-- Start Supplied data --
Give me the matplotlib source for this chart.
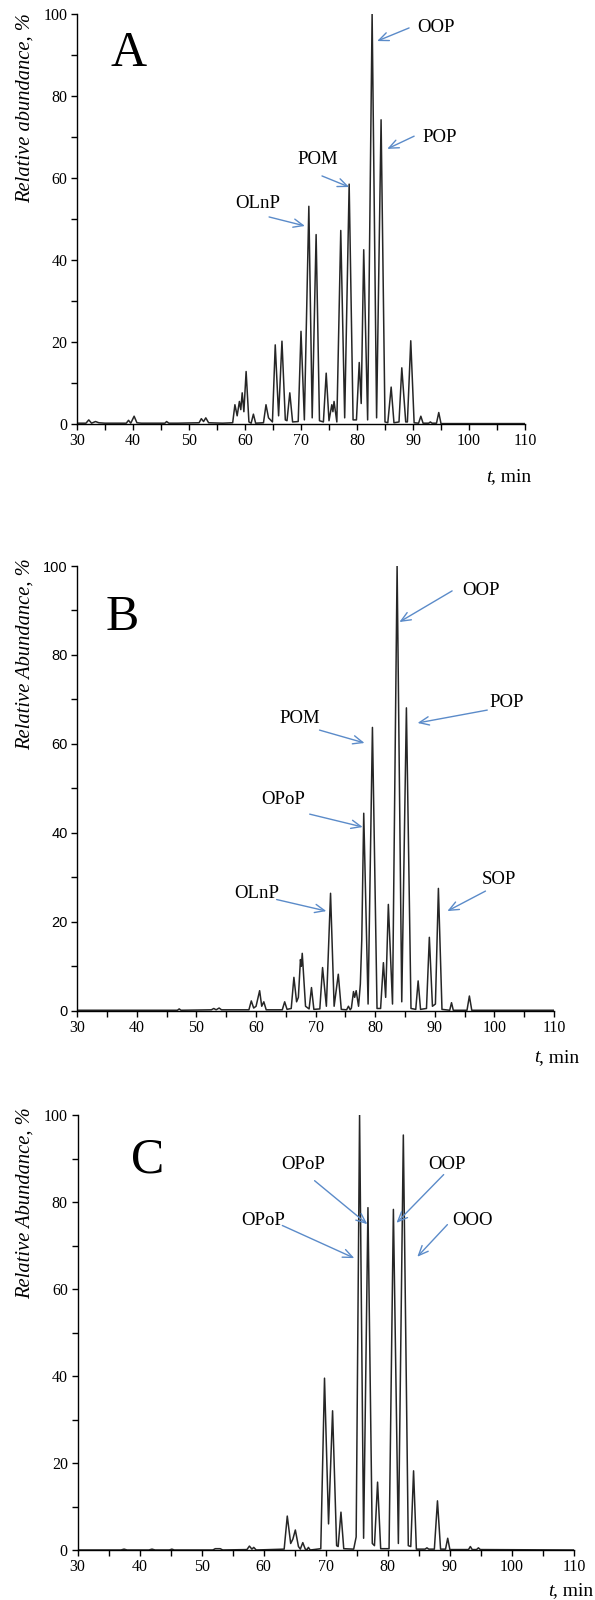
"""
Chromatograms A, B, C (relative abundance vs retention time) with labelled TAG peaks
"""

import matplotlib
matplotlib.use("Agg")
import matplotlib.pyplot as plt
from matplotlib.ticker import MultipleLocator

serif = "Liberation Serif"
sans = "Liberation Sans"
arrow_color = "#5b8bc9"
trace_color = "#262626"

# ---- trace A: retention time (min) and relative abundance (%)
t_A = [30, 31.6, 32.1, 32.6, 33.3, 33.9, 35, 38.8, 39.2, 39.6, 40.2, 40.7, 41.5,
       45.7, 46.0, 46.4, 48, 51.8, 52.2, 52.6, 53.0, 53.5, 56, 57.8,
       58.2, 58.6, 59.0, 59.25, 59.5, 59.8, 60.2, 60.7, 61.1, 61.5, 61.9,
       63.3, 63.75, 64.2, 64.9, 65.4, 66.0, 66.6, 67.2, 67.5, 68.0, 68.5,
       69.5, 70.0, 70.6, 71.4, 72.0, 72.7, 73.3, 74.0, 74.5, 75.0, 75.5, 75.7,
       75.9, 76.4, 77.1, 77.8, 78.6, 79.3, 79.9, 80.4, 80.75, 81.2, 81.9,
       82.7, 83.5, 84.3, 85.0, 85.5, 86.1, 86.6, 87.5, 88.0, 88.7, 89.0,
       89.6, 90.2, 91.0, 91.4, 91.8, 92.8, 93.1, 93.4, 94.2, 94.6, 95.0, 110]
y_A = [0.2, 0.2, 1.0, 0.2, 0.6, 0.3, 0.2, 0.2, 0.9, 0.2, 1.9, 0.3, 0.2,
       0.2, 0.6, 0.2, 0.2, 0.3, 1.3, 0.6, 1.5, 0.3, 0.2, 0.3,
       4.7, 2.0, 5.5, 3.5, 7.6, 3.0, 12.8, 0.5, 0.2, 2.4, 0.2,
       0.3, 4.7, 1.5, 0.5, 19.3, 2.0, 20.2, 1.0, 0.8, 7.6, 0.5,
       0.6, 22.6, 1.0, 53.1, 1.5, 46.2, 0.8, 0.5, 12.4, 0.8, 4.7, 3.0,
       5.5, 0.5, 47.2, 1.5, 58.5, 1.0, 1.0, 15.0, 5.0, 42.5, 1.0,
       100, 1.5, 74.2, 0.5, 0.3, 9.0, 0.3, 0.5, 13.7, 0.5, 0.5,
       20.3, 0.3, 0.2, 1.9, 0.2, 0.2, 0.5, 0.2, 0.2, 2.8, 0.1, 0.1]

# ---- trace B
t_B = [30, 46.8, 47.1, 47.4, 52.5, 52.9, 53.3, 53.8, 54.2, 58.8,
       59.2, 59.6, 60.0, 60.6, 60.95, 61.3, 61.7, 64.4, 64.8, 65.2,
       65.9, 66.35, 66.8, 67.1, 67.45, 67.6, 67.75, 68.3, 68.9, 69.3, 69.7,
       70.7, 71.16, 71.8, 72.5, 73.1, 73.8, 74.3, 75.2, 75.5, 75.8,
       76.0, 76.35, 76.55, 76.8, 77.2, 77.5, 77.74, 78.07, 78.8, 79.53, 80.3,
       80.9, 81.37, 81.75, 82.2, 82.9, 83.67, 84.45, 85.23, 86.0,
       86.8, 87.2, 87.6, 88.6, 89.08, 89.6, 90.1, 90.6, 91.2,
       92.5, 92.8, 93.1, 95.4, 95.8, 96.2, 110]
y_B = [0.1, 0.1, 0.4, 0.1, 0.2, 0.5, 0.2, 0.6, 0.2, 0.2,
       2.2, 0.6, 1.0, 4.5, 1.0, 2.0, 0.2, 0.2, 2.0, 0.3,
       0.5, 7.5, 2.0, 3.0, 11.5, 10.0, 12.9, 1.0, 0.4, 5.2, 0.3,
       0.4, 9.7, 1.0, 26.4, 1.0, 8.2, 0.3, 0.2, 1.0, 0.2,
       0.6, 4.3, 3.0, 4.5, 1.0, 6.0, 15.9, 44.4, 1.5, 63.7, 0.5,
       0.5, 10.8, 3.0, 23.9, 1.5, 100, 2.0, 68.1, 0.5,
       0.3, 6.7, 0.3, 0.5, 16.5, 1.0, 1.5, 27.5, 0.3,
       0.1, 1.8, 0.1, 0.1, 3.3, 0.1, 0.1]

# ---- trace C
t_C = [30, 37, 37.5, 38, 41.5, 42, 42.5, 44.8, 45.2, 45.6, 51.8, 52.2, 53.0,
       53.4, 57.3, 57.7, 58.1, 58.4, 58.8, 63.3, 63.8, 64.35, 64.7, 65.1,
       65.6, 65.9, 66.3, 66.7, 67.0, 67.2, 67.5, 69.2, 69.8, 70.45, 71.1,
       71.75, 72.0, 72.45, 72.9, 74.5, 74.9, 75.45, 76.1, 76.8, 77.5, 77.85,
       78.35, 78.85, 80.2, 80.9, 81.7, 82.5, 83.3, 83.7, 84.15, 84.6, 86.0,
       86.3, 86.6, 87.5, 88.0, 88.5, 89.3, 89.65, 90.0, 93.0, 93.3, 93.6,
       94.3, 94.6, 94.9, 110]
y_C = [0, 0, 0.2, 0, 0, 0.2, 0, 0, 0.2, 0, 0, 0.3, 0.3,
       0, 0.1, 0.9, 0.2, 0.6, 0, 0.2, 7.8, 1.5, 2.5, 4.6,
       0.8, 0.2, 1.7, 0.2, 0.1, 0.6, 0, 0.3, 39.5, 6.0, 32.0,
       1.0, 0.8, 8.7, 0.3, 0.2, 3.0, 100, 2.7, 78.7, 1.5, 1.0,
       15.6, 0.3, 0.3, 78.3, 1.5, 95.4, 1.0, 0.8, 18.2, 0.2, 0.2,
       0.5, 0.2, 0.2, 11.3, 0.2, 0.2, 2.7, 0.1, 0.1, 0.8, 0.1,
       0.1, 0.5, 0.1, 0]

# ---- peak labels: name, text position (t, %), arrow tail (t, %), arrow tip (t, %)
labels_A = [("OOP", (94.1, 96.6), (89.3, 96.6), (83.6, 93.4)),
            ("POP", (94.8, 70.0), (90.2, 70.2), (85.4, 67.1)),
            ("POM", (73.0, 64.4), (73.75, 60.5), (78.6, 57.8)),
            ("OLnP", (62.3, 53.9), (64.3, 50.5), (70.7, 48.3))]
labels_B = [("OOP", (97.8, 94.4), (92.9, 94.4), (84.05, 87.4)),
            ("POP", (102.0, 69.2), (98.8, 67.6), (87.1, 64.7)),
            ("POM", (67.3, 65.8), (70.65, 63.1), (78.2, 60.2)),
            ("OPoP", (64.5, 47.4), (69.0, 44.2), (77.9, 41.3)),
            ("OLnP", (60.1, 26.3), (63.45, 25.0), (71.8, 22.4)),
            ("SOP", (100.8, 29.6), (98.5, 26.9), (92.1, 22.4))]
labels_C = [("OPoP", (66.4, 88.6), (68.2, 84.9), (76.7, 74.9)),
            ("OPoP", (59.9, 75.8), (63.0, 74.6), (74.6, 67.1)),
            ("OOP", (89.6, 88.6), (89.0, 86.3), (81.4, 75.2)),
            ("OOO", (93.6, 75.8), (89.6, 74.8), (84.75, 67.4))]

fig = plt.figure(figsize=(5.95, 16), dpi=100)

W, H = 595.0, 1600.0
# axes boxes in pixels: left, right, top (y=100), bottom (y=0)
boxes = [(77.0, 525.0, 14.0, 424.0),
         (77.3, 554.0, 566.0, 1010.7),
         (77.5, 574.0, 1115.0, 1550.0)]

panels = [("A", t_A, y_A, labels_A, "Relative abundance, %", (35.9, 87.3), serif, (531, 477), 1),
          ("B", t_B, y_B, labels_B, "Relative Abundance, %", (34.8, 85.6), sans, (579, 1058), 8),
          ("C", t_C, y_C, labels_C, "Relative Abundance, %", (38.6, 86.7), serif, (593, 1591), 8)]

for (letter, t, y, labels, ylab, letter_pos, yfont, tmin_pos, lab_off), (l, r, top, bot) in zip(panels, boxes):
    ax = fig.add_axes([l / W, (H - bot) / H, (r - l) / W, (bot - top) / H])
    ax.plot(t, y, color=trace_color, lw=1.1)
    ax.set_xlim(30, 110)
    ax.set_ylim(0, 100)
    for s in ["top", "right"]:
        ax.spines[s].set_visible(False)
    for s in ["left", "bottom"]:
        ax.spines[s].set_linewidth(1.0)
    ax.xaxis.set_major_locator(MultipleLocator(10))
    ax.xaxis.set_minor_locator(MultipleLocator(5))
    ax.yaxis.set_major_locator(MultipleLocator(20))
    ax.yaxis.set_minor_locator(MultipleLocator(10))
    ax.tick_params(which="both", direction="out", length=4, width=1.0)
    ax.tick_params(axis="x", pad=2.5)
    ax.tick_params(axis="y", pad=3)
    for lab in ax.get_xticklabels():
        lab.set_fontfamily(serif)
        lab.set_fontsize(11.5)
    for lab in ax.get_yticklabels():
        lab.set_fontfamily(yfont)
        lab.set_fontsize(11.5 if yfont == serif else 10.5)

    # rotated y label, aligned with the top of the axis
    ax.text((25 - l) / (r - l), 1.0 + lab_off / (bot - top), ylab, transform=ax.transAxes,
            rotation=90, ha="center", va="top", fontsize=14.8,
            fontfamily=serif, style="italic")

    # "t, min"
    ax.text((tmin_pos[0] - l) / (r - l), (bot - tmin_pos[1]) / (bot - top), ", min",
            transform=ax.transAxes, ha="right", va="center", fontsize=14,
            fontfamily=serif)
    ax.text((tmin_pos[0] - l - 39) / (r - l), (bot - tmin_pos[1]) / (bot - top), "t",
            transform=ax.transAxes, ha="right", va="center", fontsize=14,
            fontfamily=serif, style="italic")

    # panel letter
    ax.text(letter_pos[0], letter_pos[1], letter, ha="left", va="baseline",
            fontsize=36, fontfamily=serif)

    for name, txt, tail, tip in labels:
        ax.text(txt[0], txt[1], name, ha="center", va="center", fontsize=13.5,
                fontfamily=serif)
        ax.annotate("", xy=tip, xytext=tail,
                    arrowprops=dict(arrowstyle="->,head_length=0.7,head_width=0.3",
                                    color=arrow_color, lw=1.0, shrinkA=0, shrinkB=0,
                                    mutation_scale=10))

fig.savefig("out.png", dpi=100)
-- End Supplied data --
Go from the first line of the listing to the line holding "2.8, 0.1, 0.1]" and, please, transcribe those lines exactly, both included, with no pictures.

Output for this exercise:
Give me the matplotlib source for this chart.
"""
Chromatograms A, B, C (relative abundance vs retention time) with labelled TAG peaks
"""

import matplotlib
matplotlib.use("Agg")
import matplotlib.pyplot as plt
from matplotlib.ticker import MultipleLocator

serif = "Liberation Serif"
sans = "Liberation Sans"
arrow_color = "#5b8bc9"
trace_color = "#262626"

# ---- trace A: retention time (min) and relative abundance (%)
t_A = [30, 31.6, 32.1, 32.6, 33.3, 33.9, 35, 38.8, 39.2, 39.6, 40.2, 40.7, 41.5,
       45.7, 46.0, 46.4, 48, 51.8, 52.2, 52.6, 53.0, 53.5, 56, 57.8,
       58.2, 58.6, 59.0, 59.25, 59.5, 59.8, 60.2, 60.7, 61.1, 61.5, 61.9,
       63.3, 63.75, 64.2, 64.9, 65.4, 66.0, 66.6, 67.2, 67.5, 68.0, 68.5,
       69.5, 70.0, 70.6, 71.4, 72.0, 72.7, 73.3, 74.0, 74.5, 75.0, 75.5, 75.7,
       75.9, 76.4, 77.1, 77.8, 78.6, 79.3, 79.9, 80.4, 80.75, 81.2, 81.9,
       82.7, 83.5, 84.3, 85.0, 85.5, 86.1, 86.6, 87.5, 88.0, 88.7, 89.0,
       89.6, 90.2, 91.0, 91.4, 91.8, 92.8, 93.1, 93.4, 94.2, 94.6, 95.0, 110]
y_A = [0.2, 0.2, 1.0, 0.2, 0.6, 0.3, 0.2, 0.2, 0.9, 0.2, 1.9, 0.3, 0.2,
       0.2, 0.6, 0.2, 0.2, 0.3, 1.3, 0.6, 1.5, 0.3, 0.2, 0.3,
       4.7, 2.0, 5.5, 3.5, 7.6, 3.0, 12.8, 0.5, 0.2, 2.4, 0.2,
       0.3, 4.7, 1.5, 0.5, 19.3, 2.0, 20.2, 1.0, 0.8, 7.6, 0.5,
       0.6, 22.6, 1.0, 53.1, 1.5, 46.2, 0.8, 0.5, 12.4, 0.8, 4.7, 3.0,
       5.5, 0.5, 47.2, 1.5, 58.5, 1.0, 1.0, 15.0, 5.0, 42.5, 1.0,
       100, 1.5, 74.2, 0.5, 0.3, 9.0, 0.3, 0.5, 13.7, 0.5, 0.5,
       20.3, 0.3, 0.2, 1.9, 0.2, 0.2, 0.5, 0.2, 0.2, 2.8, 0.1, 0.1]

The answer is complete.